Hawaii has stopped issuing and renewing aquarium fish collection permits in response to this week’s state Supreme Court ruling.

The state Department of Land and Natural Resources said in a statement Thursday it has discontinued the permits until it receives further guidance.

The state’s high court ruled Wednesday the issuance of permits must comply with the Hawaii Environmental Policy Act, which requires an environmental study. The ruling said a lower court must determine whether recreational aquarium fish collection is exempt from the law.

Hawaii is the world’s third-largest source of commercial aquarium fish, after Indonesia and the Philippines, said Rene Umberger, an avid diver who is among a group of plaintiffs who sued the state over the permits in 2012.
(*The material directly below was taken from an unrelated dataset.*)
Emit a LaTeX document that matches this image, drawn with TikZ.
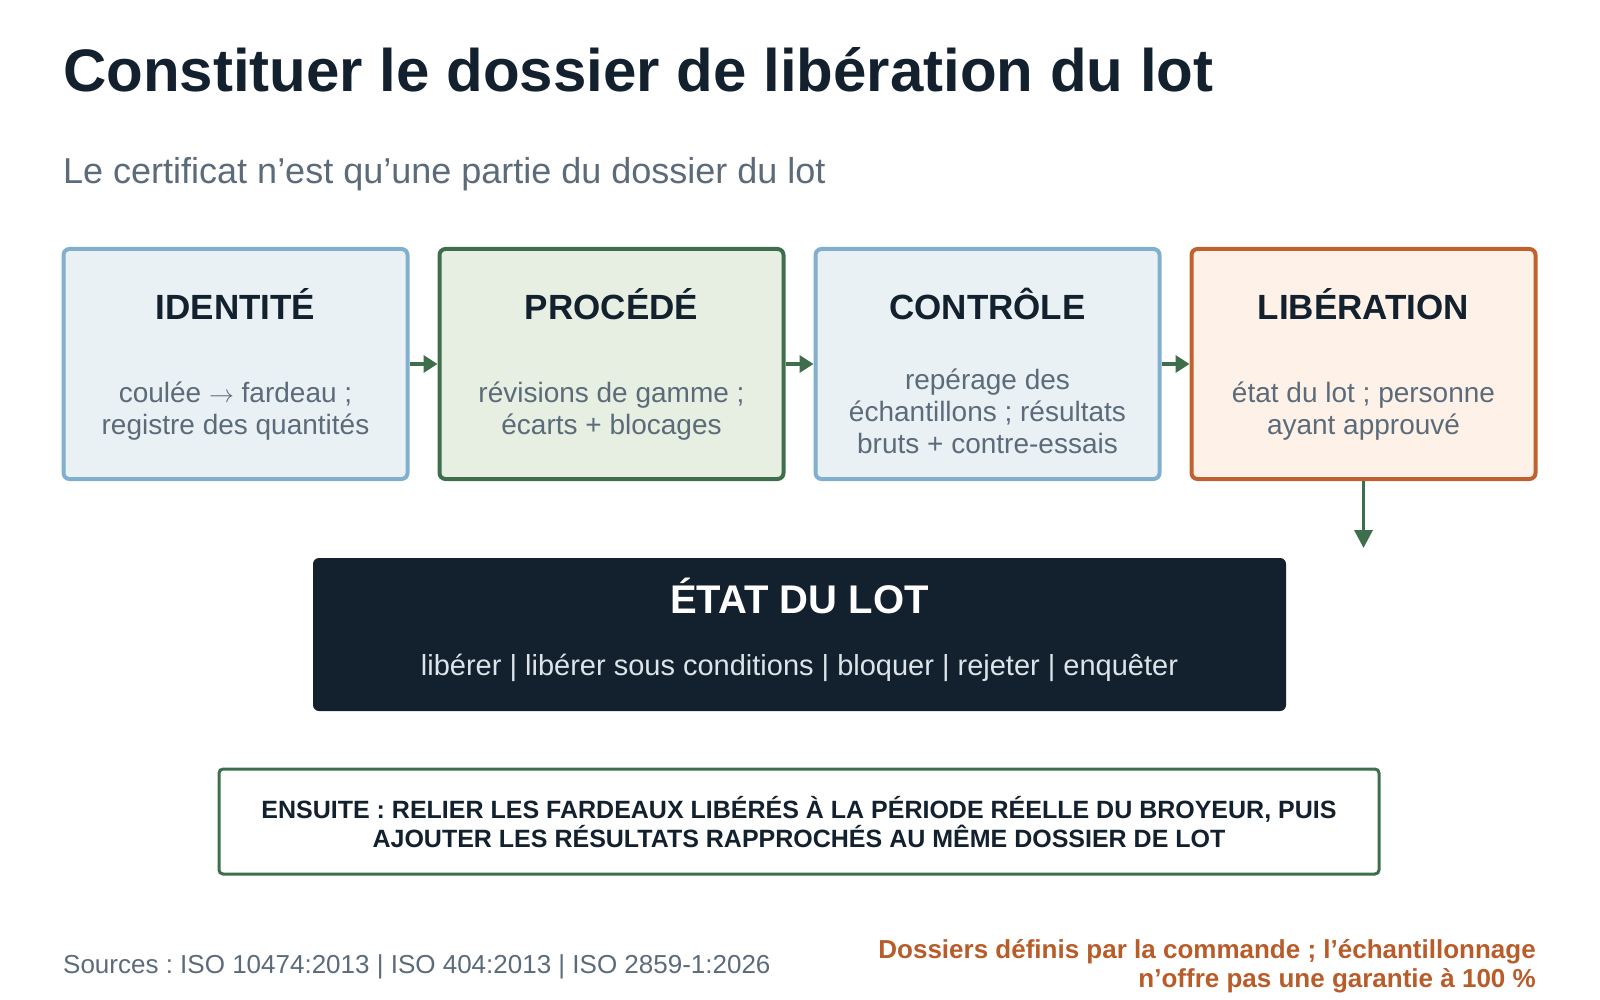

The ruling reversed lower court decisions that sided with the state.

Each commercial aquarium collection permit authorized removal of an unlimited number of fish or other aquatic life from Hawaii’s coastal waters, the ruling noted. Each recreational aquarium collection permit authorized an annual catch limit of 2,000 fish.

The west coast of Hawaii island has more aquarium fish collecting regulations than the rest of the state. Rules for this fishery date to the late 1990s, when the state Legislature banned fish collecting along sections of the coastline in response to concerns about declining fish stocks.

Today, collecting is prohibited on 35 percent of the coast. Scientists say these no-take areas have helped some aquarium fish stocks rebound.